Dall’inizio della pandemia i 5 uomini più ricchi al mondo hanno più che raddoppiato le proprie fortune, a un ritmo di 14 milioni di dollari all’ora, mentre la ricchezza aggregata di quasi 5 miliardi delle persone più povere non ha mostrato barlumi di crescita. Al ritmo attuale, ci vorranno oltre due secoli (230 anni) per porre fine alla povertà globale.
Il 2023 è destinato a superare tutti i record attestandosi come l’anno più redditizio di sempre per le grandi corporation. Nello specifico, 148 tra le più grandi aziende al mondo hanno realizzato profitti per circa 1.800 miliardi di dollari tra giugno 2022 e giugno 2023 con un aumento del 52,5% degli utili rispetto alla media del quadriennio 2018-21.
Caduta del potere d’acquisto dei lavoratori
Per quasi 800 milioni di lavoratori occupati in 52 Paesi, i salari non hanno tenuto il passo dell’inflazione, con una perdita equivalente a quasi uno stipendio mensile per ciascun lavoratore nel biennio 2021-2022. I bassi salari e il ricorso a forme contrattuali non standard fanno sì che molti lavoratori restino intrappolati nella spirale della povertà.
Le grandi imprese sono i principali responsabili delle diseguaglianze
Le grandi corporation esercitano un’influenza significativa sull’economia mondiale e sulle dinamiche sociali, contribuendo ad aumentare le disuguaglianze attraverso pratiche che favoriscono la concentrazione del potere economico e limitano l’accesso equo alle risorse e alle opportunità.
Innanzitutto, le corporation utilizzano la propria influenza per evitare l’imposizione fiscale e ridurre i costi del lavoro e i diritti dei lavoratori. Negli ultimi dieci anni, le corporation hanno sfruttando scappatoie fiscali, trasferendo profitti verso paesi con aliquote più basse. Le agevolazioni fiscali hanno privato i paesi di tutto il mondo di migliaia di miliardi di dollari che potrebbero essere destinati a politiche volte a ridurre la disuguaglianza e la povertà.
Le grandi aziende hanno progressivamente ridotto i salari dei lavoratori per aumentare i compensi della dirigenza. Inoltre, in tutto il mondo si registra una crescente tendenza alla privatizzazione dei servizi pubblici, escludendo più fragili dall’accesso all’assistenza sanitaria e a un’istruzione di qualità.

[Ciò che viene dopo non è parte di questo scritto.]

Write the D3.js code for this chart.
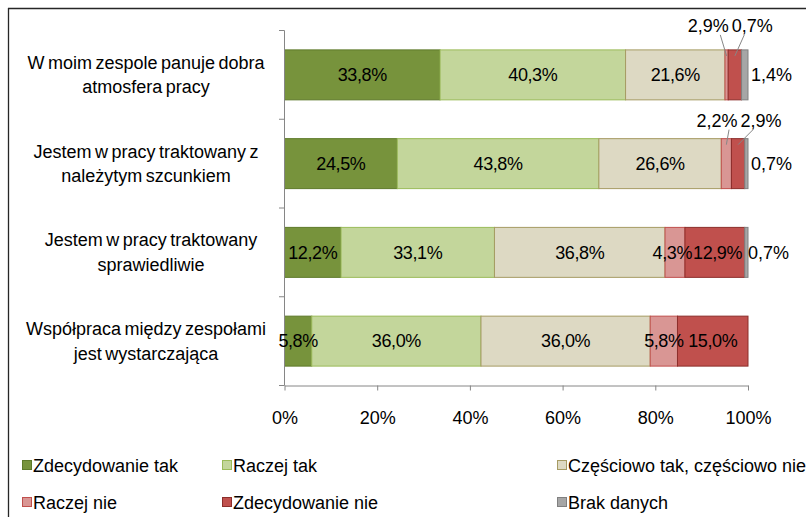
<!DOCTYPE html>
<html>
<head>
<meta charset="utf-8">
<script src="https://cdn.jsdelivr.net/npm/d3@7/dist/d3.min.js"></script>
<style>
  html, body { margin: 0; padding: 0; background: #fff; }
  svg { display: block; font-family: "Liberation Sans", Arial, sans-serif; }
</style>
</head>
<body>
<svg id="chart" width="806" height="517"></svg>
<script>
// ---------- DATA ----------
const categoryLines = [
  ["W moim zespole panuje dobra", "atmosfera pracy"],
  ["Jestem w pracy traktowany z", "należytym szcunkiem"],
  ["Jestem w pracy traktowany", "sprawiedliwie"],
  ["Współpraca między zespołami", "jest wystarczająca"]
];
const seriesNames = ["Zdecydowanie tak", "Raczej tak", "Częściowo tak, częściowo nie",
                     "Raczej nie", "Zdecydowanie nie", "Brak danych"];
const zdecydowanieTak = [33.8, 24.5, 12.2, 5.8];
const raczejTak       = [40.3, 43.8, 33.1, 36.0];
const czesciowo       = [21.6, 26.6, 36.8, 36.0];
const raczejNie       = [0.7, 2.2, 4.3, 5.8];
const zdecydowanieNie = [2.9, 2.9, 12.9, 15.0];
const brakDanych      = [1.4, 0.7, 0.7, 0];
const tickValues = [0, 20, 40, 60, 80, 100];
// callout label texts (above bar) for rows with very small segments, as printed
const calloutLabels = [["2,9%", "0,7%"], ["2,2%", "2,9%"], null, null];

// ---------- STYLE ----------
const fills   = ["#77933C", "#C3D69B", "#DDD9C3", "#D99694", "#C0504D", "#A6A6A6"];
const strokes = ["#5E7A2A", "#9BBB59", "#A69B63", "#C0504D", "#8C2E2B", "#808080"];

const allSeries = [zdecydowanieTak, raczejTak, czesciowo, raczejNie, zdecydowanieNie, brakDanych];
const svg = d3.select("#chart");
const fontSize = 18;

// frame
svg.append("line").attr("x1", 8).attr("x2", 806).attr("y1", 8.5).attr("y2", 8.5)
  .attr("stroke", "#262626").attr("stroke-width", 1.3);
svg.append("line").attr("x1", 8.5).attr("x2", 8.5).attr("y1", 8).attr("y2", 517)
  .attr("stroke", "#262626").attr("stroke-width", 1.3);

const x = d3.scaleLinear().domain([0, 100]).range([284.5, 748]);
const y = d3.scaleBand().domain(d3.range(categoryLines.length)).range([30.5, 385.5])
  .paddingInner(0.437).paddingOuter(0.2185);

// rows: normalised (100% stacked)
const rows = categoryLines.map((c, i) => {
  const vals = allSeries.map(s => s[i]);
  const total = d3.sum(vals);
  let acc = 0;
  return vals.map((v, k) => {
    const s0 = acc / total * 100; acc += v;
    const s1 = acc / total * 100;
    return { row: i, k, v, s0, s1 };
  });
});

const fmt = v => d3.format(".1f")(v).replace(".", ",") + "%";

// bars
const g = svg.append("g");
rows.forEach(r => {
  g.selectAll(null).data(r.filter(d => d.v > 0)).enter().append("rect")
    .attr("x", d => x(d.s0))
    .attr("y", d => y(d.row))
    .attr("width", d => x(d.s1) - x(d.s0))
    .attr("height", y.bandwidth())
    .attr("fill", d => fills[d.k])
    .attr("stroke", d => strokes[d.k])
    .attr("stroke-width", 1);
});

// axes
const axisColor = "#868686";
const xAxis = svg.append("g").attr("transform", "translate(0,385.5)")
  .call(d3.axisBottom(x).tickValues(tickValues).tickSize(5).tickSizeOuter(0).tickFormat(d => d + "%"));
xAxis.select(".domain").attr("stroke", axisColor);
xAxis.selectAll(".tick line").attr("stroke", axisColor);
xAxis.selectAll(".tick text").attr("font-size", fontSize).attr("fill", "#000")
  .attr("font-family", "Liberation Sans, Arial, sans-serif").attr("y", 32).attr("dy", "0.35em");

// y axis line with ticks at band boundaries
const yAxis = svg.append("g");
yAxis.append("line").attr("x1", 284.5).attr("x2", 284.5).attr("y1", 30.5).attr("y2", 385.5).attr("stroke", axisColor);
const boundaries = d3.range(categoryLines.length + 1).map(i => 30.5 + i * y.step());
yAxis.selectAll(null).data(boundaries).enter().append("line")
  .attr("x1", 279).attr("x2", 284.5).attr("y1", d => d).attr("y2", d => d).attr("stroke", axisColor);

// category labels
categoryLines.forEach((lines, i) => {
  const cy = y(i) + y.bandwidth() / 2;
  const t = svg.append("text").attr("text-anchor", "middle").attr("font-size", fontSize)
    .attr("fill", "#000").attr("word-spacing", "-1.5px");
  lines.forEach((ln, j) => {
    t.append("tspan").attr("x", i === 2 ? 151 : 146).attr("y", cy + (j - 0.5) * 24.5).attr("dy", "0.35em").text(ln);
  });
});

// data labels
rows.forEach((r, i) => {
  const cy = y(i) + y.bandwidth() / 2;
  const barTop = y(i);
  const co = calloutLabels[i];
  const inBar = [];
  r.forEach(d => {
    if (d.v <= 0) return;
    if (d.k === 5) {
      svg.append("text").attr("x", x(d.s1) + (i === 2 ? 0 : 3)).attr("y", cy).attr("dy", "0.35em")
        .attr("font-size", fontSize).attr("fill", "#000").text(fmt(d.v));
      return;
    }
    if (co && (d.k === 3 || d.k === 4)) return;
    const t = svg.append("text").attr("x", (x(d.s0) + x(d.s1)) / 2).attr("y", cy).attr("dy", "0.35em")
      .attr("text-anchor", "middle").attr("font-size", fontSize).attr("fill", "#000")
      .attr("letter-spacing", "-0.4px").text(fmt(d.v));
    inBar.push({ t, cx: (x(d.s0) + x(d.s1)) / 2, w: t.node().getComputedTextLength() });
  });
  // nudge touching neighbours apart a little
  for (let a = 1; a < inBar.length; a++) {
    const L = inBar[a - 1], R = inBar[a];
    const gap = (R.cx - R.w / 2) - (L.cx + L.w / 2);
    if (gap < 1) {
      const push = (1 - gap) / 2;
      L.cx -= push; R.cx += push;
      L.t.attr("x", L.cx); R.t.attr("x", R.cx);
    }
  }
  if (co) {
    const segs = [r[3], r[4]];
    const mid = (x(segs[0].s0) + x(segs[1].s1)) / 2;
    const shift = i === 0 ? -3 : 6;
    const cx = [mid - 22 + shift, mid + 22 + shift];
    const ty = barTop - 22 + (i === 0 ? -2 : 4);
    co.forEach((txt, j) => {
      svg.append("text").attr("x", cx[j]).attr("y", ty).attr("dy", "0.35em")
        .attr("text-anchor", "middle").attr("font-size", fontSize).attr("fill", "#000").text(txt);
      const seg = segs[j];
      const ex = (x(seg.s0) + x(seg.s1)) / 2;
      const sx = j === 0 ? cx[j] + 12 : cx[j] - 8;
      svg.append("line").attr("x1", sx).attr("y1", ty + 9).attr("x2", ex).attr("y2", barTop + 6)
        .attr("stroke", "#868686").attr("stroke-width", 1);
    });
  }
});

// legend
const legendPos = [[22, 466], [222, 466], [557, 466], [22, 503], [222, 503], [557, 503]];
seriesNames.forEach((name, k) => {
  const [lx, ly] = legendPos[k];
  svg.append("rect").attr("x", lx + 0.5).attr("y", ly - 5.5).attr("width", 9).attr("height", 9)
    .attr("fill", fills[k]).attr("stroke", strokes[k]);
  svg.append("text").attr("x", lx + 11).attr("y", ly).attr("dy", "0.35em")
    .attr("font-size", fontSize).attr("fill", "#000").text(name);
});
</script>
</body>
</html>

Infine, il potere economico sta alimentando la crisi climatica, causando enormi sofferenze e accentuando le disuguaglianze. La ricerca del profitto a breve termine da parte delle multinazionali ha portato il mondo sull’orlo del collasso climatico, mentre l’uso dei combustibili fossili favorisce la crescita delle ricchezze per molti tra i più facoltosi. Se i ricchi e i paesi industrializzati sono in gran parte responsabili della crisi climatica, sono invece le persone nei paesi a basso reddito e coloro che vivono in povertà, ovunque nel mondo, a subire le conseguenze più gravi.
Cambiare rotta è necessario
Oxfam riporta l’urgenza di cambiare direzione per garantire un futuro più equo e dignitoso per tutti. Raccomanda i governi di indirizzare il potere economico verso il bene comune, contrastando i regimi monopolistici, promuovendo la concorrenza e tassando la ricchezza e i profitti societari in modo più equo. È importante incentivare modelli d’impresa sostenibili che bilancino redditività e solidarietà.
[1] Il WIL è un centro di ricerca globale focalizzato sullo studio della disuguaglianza e delle politiche pubbliche che promuovono la giustizia sociale, economica e ambientale.